The end result, pale, distressed and fading, has the look of peeled back layers of old wallpaper, each with a story to tell. “I like that idea of old wallpapers, going under the surface and revealing things,” she says. “It’s called palimpsest, where something has been reused or altered, but still bears visible traces of what was there before.”

One of four children, Anna grew up near Wetherby. She excelled at art when she attended St Aidan’s High School in Harrogate and went on to study art at Breton Hall College of Education, where she specialised in sculpture. After her degree, she decided she wanted to hone her technical skills and took up an apprenticeship in furniture restoration. Although she set up her own furniture restoration business in 2001, she continued to draw and attend art classes.

Her partner Stuart eventually took over the furniture restoration business while Anna concentrated on her art, running her art classes and working with art students at Cundall Manor school as well as developing her own work. Her canvases used to be huge, but have become smaller, she says, probably as a reaction to having a young son and having to work around him. “Working smaller has been a good discipline, it’s forced me to select the most important bits.”

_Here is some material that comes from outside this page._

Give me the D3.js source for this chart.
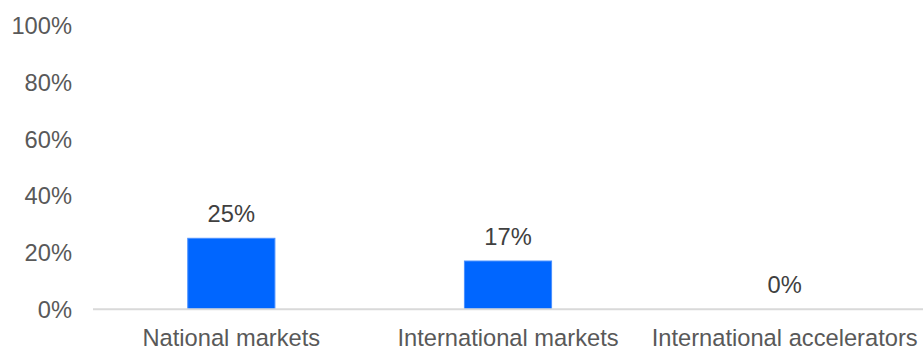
<!DOCTYPE html>
<html>
<head>
<meta charset="utf-8">
<script src="https://cdn.jsdelivr.net/npm/d3@7/dist/d3.min.js"></script>
<style>
  html, body { margin: 0; padding: 0; background: #ffffff; }
  svg { display: block; font-family: "Liberation Sans", Arial, sans-serif; }
</style>
</head>
<body>
<svg id="chart" width="923" height="350"></svg>
<script>
// Share of respondents per channel
const categories = ["National markets", "International markets", "International accelerators"];
const values = [25, 17, 0];
const yTicks = [0, 20, 40, 60, 80, 100];

const width = 923, height = 350;
const margin = { top: 25.3, right: 0, bottom: 40.7, left: 93 };
const fontSize = "23.7px";

const svg = d3.select("#chart");

const x = d3.scaleBand()
  .domain(categories)
  .range([margin.left, width - margin.right])
  .paddingInner(0.685)
  .paddingOuter(0.3425);

const y = d3.scaleLinear()
  .domain([0, 100])
  .range([height - margin.bottom, margin.top]);

// Y axis labels (no axis line, no gridlines)
const yAxis = d3.axisLeft(y)
  .tickValues(yTicks)
  .tickFormat(d => d + "%")
  .tickSize(0)
  .tickPadding(21);

svg.append("g")
  .attr("transform", `translate(${margin.left},0)`)
  .call(yAxis)
  .call(g => g.select(".domain").remove())
  .call(g => g.selectAll("text")
    .attr("fill", "#595959")
    .attr("font-size", fontSize)
    .attr("font-family", "Liberation Sans, Arial, sans-serif")
    .attr("dy", "0.35em"));

// Bars
svg.append("g")
  .selectAll("rect")
  .data(values)
  .join("rect")
  .attr("x", (d, i) => x(categories[i]))
  .attr("width", x.bandwidth())
  .attr("y", d => y(d))
  .attr("height", d => y(0) - y(d))
  .attr("fill", "#0066ff")
  .attr("stroke", "#4a90ff")
  .attr("stroke-width", 1);

// Baseline
svg.append("line")
  .attr("x1", margin.left)
  .attr("x2", width)
  .attr("y1", y(0))
  .attr("y2", y(0))
  .attr("stroke", "#d9d9d9")
  .attr("stroke-width", 2);

// Value labels
svg.append("g")
  .selectAll("text")
  .data(values)
  .join("text")
  .attr("x", (d, i) => x(categories[i]) + x.bandwidth() / 2)
  .attr("y", d => y(d) - 16)
  .attr("text-anchor", "middle")
  .attr("fill", "#404040")
  .attr("font-size", fontSize)
  .text(d => d + "%");

// Category labels
const xAxis = d3.axisBottom(x).tickSize(0).tickPadding(20);
svg.append("g")
  .attr("transform", `translate(0,${y(0)})`)
  .call(xAxis)
  .call(g => g.select(".domain").remove())
  .call(g => g.selectAll("text")
    .attr("fill", "#595959")
    .attr("font-size", fontSize)
    .attr("font-family", "Liberation Sans, Arial, sans-serif"));
</script>
</body>
</html>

She started to exhibit her work through North Yorkshire Open Studios last year, having previously shown at open exhibitions in Leeds and Harrogate. “The idea of the New Light prize is that it’s for up-and-coming artists and one of the best things about it is getting a mentor. That will be a big thing for me. I chose Lynne, who has worked with lots of famous artists, because she will be good at helping me with my professional identity and marketing. I am hoping that is something I can work on this year.”

The prize and upcoming exhibitions could be a turning point for Anna. “It’s like just being discovered,” she says. “You don’t know how other people will see you, it’s all a bit unknown.”